Evet Platformu'nun Gündoğdu Meydanı'nda 'Aşkımız Memleket Millet İçin Evet' sloganıyla düzenlenen İzmir mitinginde konuşan Başbakan Binali Yıldırım'ın açıklamalarından satır başları şöyle:
Biz İzmir'i korkutan olmadık. Yaşam tarzı üstünden istismar siyaseti yapmadık. Kutuplaştıran, ayrıştıran olmadık. 80 milyonu bir bildik, beraber bildik. Biz güçlü Türkiye için milletimizle hep birlikte hareket ettik, hep birlikte mücadele ettik. Biz memleketimizi, vatandaşlarımızı evetçiler diye ayırmadık. Hiç kimse 'Evet' diyenleri, 'Hayır' diyenleri ayrıştıramaz.
Biz 9 Eylül 1922'de burada düşmanı denize birlikte döktük. Hiç kimse cumhuriyetimize el, dil uzatamaz. Hiç kimse bu ülke evlatlarını 'Evet' dedikleri diye denize dökme tehdidinde bulunamaz.
(CHP Başkanı Kemal) Kılıçdaroğlu Yenikapı'da başka şeyler söylüyordu, şimdi FETÖ'nün ağzıyla konuşmaya başladı.
Kontrollü darbe laflarıyla 80 milyon vatandaşın zaferine gölge düşürüyor. İzmir, 15 Temmuz gecesi ülkeye sahip çıktınız. Ey Kılıçdaroğlu ne senin gücün, ne de Pensilvanya'nın gücü bu zaferi gölgeleyemez.
(CHP Konya Milletvekili Hüsnü Bozkurt'un açıklamaları) Hiç kimse bu ülkenin evlatlarını 'evet' dediler diye denize dökme densizliğinde, terbiyesizliğinde bulunamaz, tehdit edemez. Bu dil ayrıştırıcı bir dildir, bu dil bölücü bir dildir, bu kutuplaştırıcı bir dildir. Siyasetin dili bu olamaz. İzmir bu edepsiz dili asla kabul etmez.

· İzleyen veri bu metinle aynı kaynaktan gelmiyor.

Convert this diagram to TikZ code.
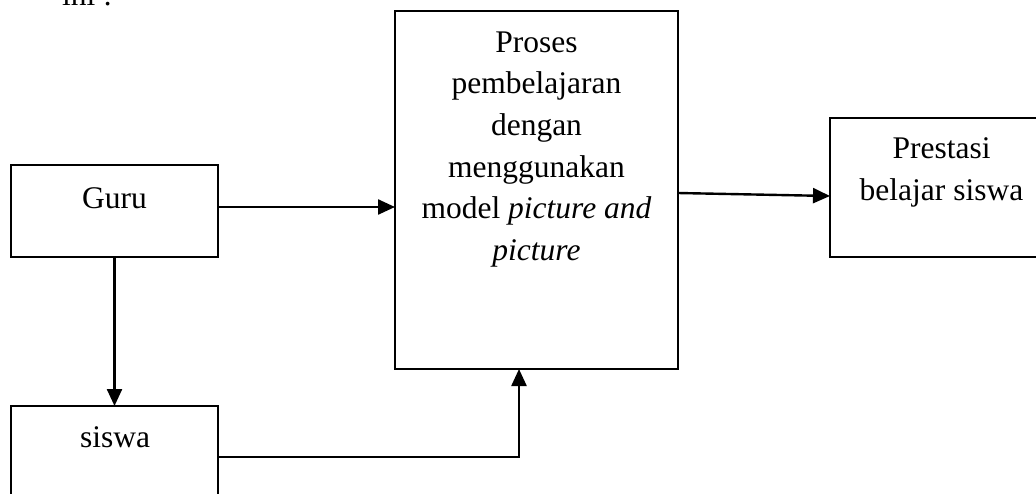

Halk oylaması kampanyasında söylemedikleri tek bir yalan, tek bir iftira kalmadı. Şimdi başladılar bir siyasi partinin temsilcisine yakışmayacak tehditler savuruyorlar. Bu aziz milleti tehdit etmeye, İzmirlileri tehdit etmeye sizin haddiniz de yok hakkınız da yok. Haddinizi bilin. Bizim Yunan'ı denize döktüğümüz gibi onlar da 'evet' diyenleri denize dökecekmiş. Hayır çıkarsa düşmanı denize dökmüş gibi sevineceklermiş. Yazıklar olsun bunlara. Bu kadar seviyesiz, gözü dönmüş, milletin yararına bir söz söylemeyen bu siyasetçileri bu millet hak etmiyor sevgili kardeşlerim. Esasen CHP de hak etmiyor. CHP'ye gönül veren kardeşlerimiz de hak etmiyor.

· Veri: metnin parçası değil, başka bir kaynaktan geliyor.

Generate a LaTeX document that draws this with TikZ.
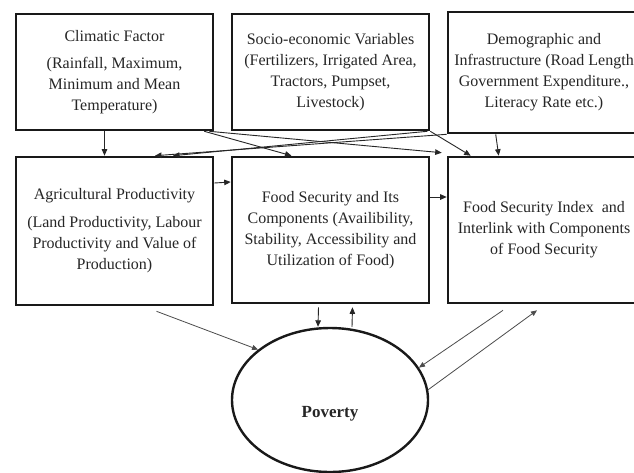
\documentclass[tikz,border=0pt]{standalone}
\usepackage{fontspec}
\setmainfont{Liberation Serif}
\usetikzlibrary{arrows.meta,shapes.geometric}
\begin{document}
\begin{tikzpicture}[x=1pt,y=-1pt,
  box/.style={draw=black!90, line width=2.6pt, fill=white, align=center,
    inner sep=0pt, text=black!85, font=\fontsize{16}{21}\selectfont},
  link/.style={draw=black!85, line width=0.9pt,
    -{Triangle[length=6.5pt,width=5.5pt]}},
  soft/.style={draw=black!70, line width=0.8pt,
    -{Triangle[length=6pt,width=5pt]}}]
\useasboundingbox (0,0) rectangle (634,472);
\clip (0,0) rectangle (634,472);
\fill[white] (0,0) rectangle (634,472);

% upper row: the influencing factors
\node[box, minimum width=197pt, minimum height=116pt] (clim) at (114.5,72)
  {Climatic Factor\\[6pt](Rainfall, Maximum,\\Minimum and Mean\\Temperature)};
\node[box, minimum width=197pt, minimum height=116pt] (socio) at (330.5,72)
  {Socio-economic Variables\\(Fertilizers, Irrigated Area,\\Tractors, Pumpset,\\Livestock)};
\node[box, minimum width=192pt, minimum height=121pt] (demo) at (544,72.5)
  {Demographic and\\Infrastructure (Road Length\\Government Expenditure.,\\Literacy Rate etc.)};

% middle row: outcomes
\node[box, minimum width=197pt, minimum height=148pt] (agri) at (114.5,231)
  {Agricultural Productivity\\[7pt](Land Productivity, Labour\\Productivity and Value of\\Production)};
\node[box, minimum width=197pt, minimum height=146pt] (fs) at (330.5,230)
  {Food Security and Its\\Components (Availibility,\\Stability, Accessibility and\\Utilization of Food)};
\node[box, minimum width=192pt, minimum height=146pt] (fsi) at (544,230)
  {Food Security Index\ \ and\\Interlink with Components\\of Food Security};

% poverty
\node[ellipse, draw=black!90, line width=2.4pt, minimum width=196pt,
  minimum height=144pt, inner sep=0pt] (pov) at (330,400) {};
\node[font=\fontsize{17}{20}\selectfont\bfseries, text=black!85] (povtext) at (330,414) {Poverty};

% factors -> outcomes
\draw[link] ([xshift=-10pt]clim.south) -- ([xshift=-10pt]agri.north);
\draw[link] ([xshift=-10pt]clim.south east) -- ([xshift=-39pt]fs.north);
\draw[link] ([xshift=-5pt]clim.south east) -- ([xshift=-5pt,yshift=3pt]fsi.north west);
\draw[link] ([xshift=-3pt]socio.south east) -- ([xshift=58.5pt]agri.north);
\draw[link] (demo.south west) -- ([xshift=40.5pt]agri.north);
\draw[link] (socio.south east) -- ([xshift=24pt]fsi.north west);
\draw[link] ([xshift=49pt]demo.south west) -- ([xshift=52pt]fsi.north west);

% outcomes -> outcomes
\draw[link] ([yshift=48pt]agri.east) -- ([yshift=48pt]fs.west);
\draw[link] ([yshift=33pt]fs.east) -- ([yshift=33pt]fsi.west);

% outcomes <-> poverty
\draw[soft] ([xshift=42pt,yshift=-5pt]agri.south) -- (pov.145);
\draw[link] ([xshift=-12pt,yshift=-3pt]fs.south) -- ([xshift=-12pt]pov.north);
\draw[link] ([xshift=22pt]pov.north) -- ([xshift=22pt,yshift=-3pt]fs.south);
\draw[soft] ([xshift=-41pt,yshift=-6pt]fsi.south) -- (pov.20);
\draw[soft] (pov.6) -- ([xshift=-7pt,yshift=-6pt]fsi.south);
\end{tikzpicture}
\end{document}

'Hayır' diyenler, vesayet düzeni, darbeler, kumpaslar düzeni olan bu darbe anayasası devam etsin diyorlar. Ama 'Evet' demek değişim, dönüşüm demektir. 'Evet' demek reform demektir. 'Evet' demek kalkınma demektir, ilerleme demektir, gelişme demektir. Daha fazla demokrasi demek, 'Evet' demektir. 'Evet' güçlü Türkiye, güçlü ekonomi demektir. 'Evet', istikrar, istikbal ve istiklal demektir. Biz 'evet'le çocuklarımız için, geleceğimiz için, milletimiz için aydınlık yarınlar inşa ediyoruz.
Adnan Menderes'le, Recep Tayyip Erdoğan'la çehresi değişen İzmir, inşallah bu sefer kendine yakışanı yapacak. Hazır mıyız İzmir?